While Saudi rulers found room to accommodate the demands of the International Olympic Committee to include women athletes, they also clearly acknowledged that -- in their view at least -- this did not merit billing as a pivotal moment of reform in a nation that still bans women from driving or traveling without the approval of a male guardian.
This is not a Jackie Robinson moment. Even the two athletes selected to compete under the Saudi flag -- 800-meter runner Sarah Attar from Pepperdine University in California and Wodjan Ali Seraj Abdulrahim Shahrkhani in judo -- live outside the kingdom and carry almost no influence as sports figures.
The Olympic Village residences, which are expected to accommodate 16,000 people, will open Monday. "Things are infinitely better today than they were when we last invited the world to London in 1948," Mayor Boris Johnson said at a news conference. "We didn't even have a village in 1948. They had to bring their own towels and they had to bunk up in school classrooms." One important thing may not be better, though. Each room contains two single beds. The beds, according to The Associated Press, are only 5 feet, 8 inches long. Consider: Usain Bolt is 6-5. Michael Phelps is 6-4. And let's not even imagine LeBron James or Kevin Durant trying to get a night's sleep on one of those beds.
Speaking of James, he added to his NBA title and regular-season MVP honors by taking home three individual trophies from the ESPY Awards Wednesday in Los Angeles. Among them was male athlete of the year.
As the venues come to life around London, it's worth noting that there is one that isn't new. In fact, it will be the same one used for its sport as back in 1908 when London hosted its first Games. It's no ordinary venue, though. It is the All England Club aka Wimbledon. It is the only venue this time around that was also used in 1908 (tennis wasn't an Olympic sport in 1948).

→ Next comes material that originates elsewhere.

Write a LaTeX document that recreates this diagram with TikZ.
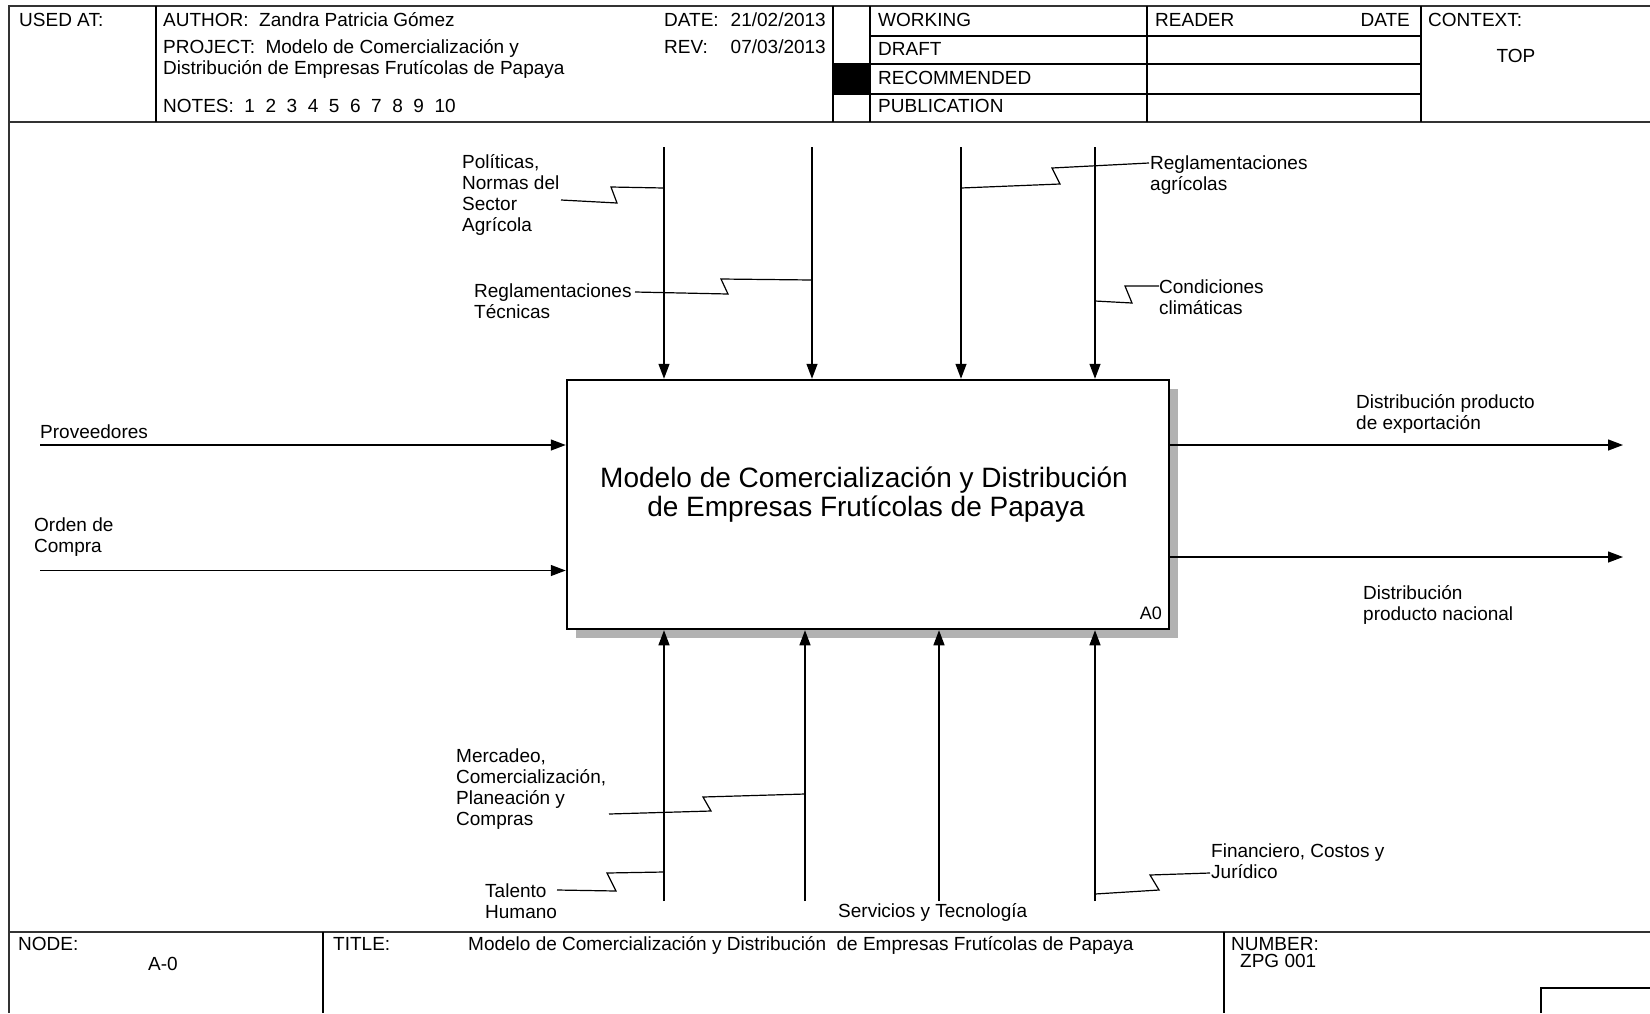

Great Britain's Josiah Ritchie won men's gold that year and Dorthea Douglass Lambert Chambers, also of Britain, won women's gold.
This Olympics has given movie theaters around Britain cause to re-release an Oscar winner from years past. Opening Friday was "Chariots of Fire," the 1981 winner for best picture. The reality-based story centered on the struggles -- external and internal -- of two British sprinters going for gold in the 1924 Paris Games. Harold Abrahams was an English Jew who overcame the ingrained anti-Semitism of the British establishment, while Eric Liddell was a committed Scottish Christian forced to choose between his faith and his ambition when his race was on a Sunday.